Any help would be greatly appreciated.

Cheers,

Tom
 
Have a look at THIS thread, some useful information about temprite systems and other points to consider.
 
I'd look at fixing the kink.

I can't find it now, but I've seen something for use with python where it bleeds off some of the cooling to the font and the rest reflows up and down the python. Maybe a JG fitting?
 
Obviously the beer is warming in the lines whilst not being poured.
Have you measured the temp of the "cooling" line at the font? Is the returning line warmer?

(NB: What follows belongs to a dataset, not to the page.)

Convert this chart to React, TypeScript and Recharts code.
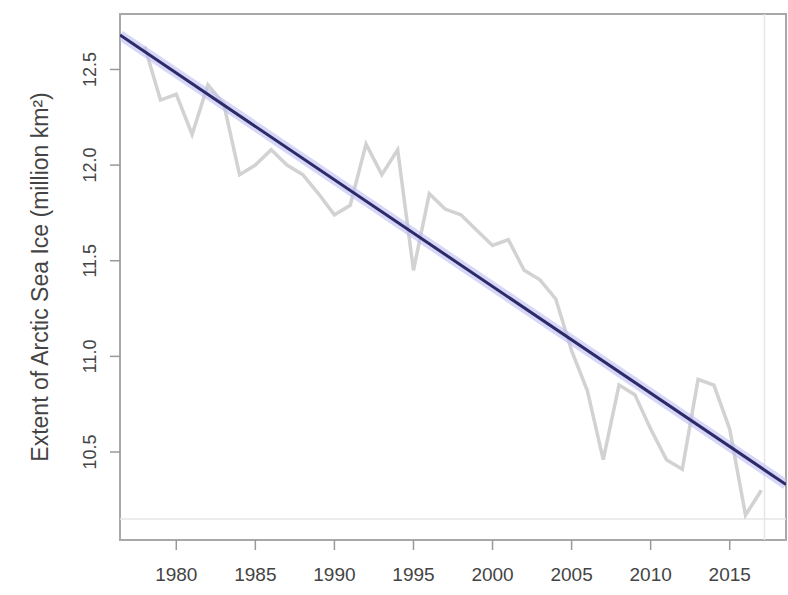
import React from "react";
import { ComposedChart, Line, XAxis, YAxis, ReferenceArea, ReferenceLine } from "recharts";

const years = [1978, 1979, 1980, 1981, 1982, 1983, 1984, 1985, 1986, 1987, 1988, 1989, 1990, 1991, 1992, 1993, 1994, 1995, 1996, 1997, 1998, 1999, 2000, 2001, 2002, 2003, 2004, 2005, 2006, 2007, 2008, 2009, 2010, 2011, 2012, 2013, 2014, 2015, 2016, 2017];
const extent = [12.62, 12.34, 12.37, 12.16, 12.42, 12.32, 11.95, 12.0, 12.08, 12.0, 11.95, 11.85, 11.74, 11.79, 12.11, 11.95, 12.08, 11.45, 11.85, 11.77, 11.74, 11.66, 11.58, 11.61, 11.45, 11.4, 11.3, 11.03, 10.82, 10.46, 10.85, 10.8, 10.62, 10.46, 10.41, 10.88, 10.85, 10.62, 10.17, 10.3];
const trendYears = [1976.44, 2018.56];
const trendValues = [12.68, 10.33];
const xTicks = [1980, 1985, 1990, 1995, 2000, 2005, 2010, 2015];
const yTicks = [10.5, 11.0, 11.5, 12.0, 12.5];
const xDomain = [1976.44, 2018.56];
const yDomain = [10.04, 12.79];
const yLabel = "Extent of Arctic Sea Ice (million km²)";

const seriesData = years.map((y, i) => ({ year: y, value: extent[i] }));
const trendData = trendYears.map((y, i) => ({ year: y, value: trendValues[i] }));

const FONT = "Liberation Sans, Arial, sans-serif";

const YTick = (props: any) => {
  const { x, y, payload } = props;
  return (
    <text
      transform={`translate(${x - 18},${y}) rotate(-90)`}
      textAnchor="middle"
      dominantBaseline="central"
      fontSize={18}
      fontFamily={FONT}
      fill="#444"
    >
      {Number(payload.value).toFixed(1)}
    </text>
  );
};

const YLabel = (props: any) => {
  const vb = props.viewBox || {};
  const cy = vb.y + vb.height / 2;
  return (
    <text
      transform={`translate(40,${cy}) rotate(-90)`}
      textAnchor="middle"
      dominantBaseline="central"
      fontSize={23}
      fontFamily={FONT}
      fill="#444"
    >
      {yLabel}
    </text>
  );
};

export default function App() {
  return (
    <div style={{ position: "absolute", left: 0, top: 0, width: 788, height: 595, background: "#fff" }}>
      <ComposedChart width={788} height={595} margin={{ top: 14, right: 2, left: 0, bottom: 0 }}>
        <XAxis
          dataKey="year"
          type="number"
          domain={xDomain}
          ticks={xTicks}
          allowDataOverflow
          axisLine={false}
          tickSize={10}
          tickMargin={18}
          height={55}
          tickLine={{ stroke: "#999", strokeWidth: 1.5 }}
          tick={{ fontSize: 19, fontFamily: FONT, fill: "#444" }}
        />
        <YAxis
          type="number"
          domain={yDomain}
          ticks={yTicks}
          allowDataOverflow
          axisLine={false}
          tickSize={10}
          width={120}
          tickLine={{ stroke: "#999", strokeWidth: 1.5 }}
          tick={<YTick />}
          label={<YLabel />}
        />
        <ReferenceLine y={10.15} stroke="#e6e6e6" strokeWidth={1.5} />
        <ReferenceLine x={2017.2} stroke="#e6e6e6" strokeWidth={1.5} />
        <Line
          data={seriesData}
          dataKey="value"
          type="linear"
          stroke="#d2d2d2"
          strokeWidth={3.5}
          dot={false}
          isAnimationActive={false}
        />
        <Line
          data={trendData}
          dataKey="value"
          type="linear"
          stroke="#bcbcf2"
          strokeOpacity={0.6}
          strokeWidth={10}
          dot={false}
          isAnimationActive={false}
        />
        <Line
          data={trendData}
          dataKey="value"
          type="linear"
          stroke="#2e2a6a"
          strokeWidth={3}
          dot={false}
          isAnimationActive={false}
        />
        <ReferenceArea
          x1={xDomain[0]}
          x2={xDomain[1]}
          y1={yDomain[0]}
          y2={yDomain[1]}
          fill="none"
          fillOpacity={0}
          stroke="#a8a8a8"
          strokeWidth={2}
          ifOverflow="visible"
        />
      </ComposedChart>
    </div>
  );
}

Can you isolate the return line from the "python"?
I would, personally, continue the battle.
 
Thanks for the responses guys...

The cooling water is 3deg and when it returns it's sitting at 7deg.

I'd have to strip the return line out of the python which would mean pretty much building a new python, but I think that would warm the return line even more wouldn't it?

I think I'll look at the kink first and then decide on the temprite afterwards...
 
9m is a fair distance to push the beer, I'm guessing to get the pouring speed right your gas pressure is fairly high? What about cellar mix gas (CO2 and nitro mix)? Unfortunately the first pour will always have foam unless you can get your font down to pouring temp all the time along with the beer in the line. Before your first pour - does the font feel very cold? Does the tap feel very cold. After the pour does it feel colder or about the same?

You say it's about 1.5 pints of foam, when you let it all settle how much beer do you think gets wasted?
 
Can you flood the font instead of having the cooling line bend back around?
 
Half of your problem has to be the long draw of your draught system. 9m of beer line from fridge to tap is a shiteload of line to cool down. I'm suprised you are only losing 1.5 pints of beer to cool down your lines. I'm not sure that is an ideal setup (i'm sure you have logistical reasons) it is going to be a massive pain when you want to switch out your lines. On one of the recent BN Sunday Sessions, one of the interviewees was extolling the virtues of making your lines as short as possible for that very reason (Eg. if you want to swap your lines over if the last beer, say a sour is affecting the flavour of your new beer).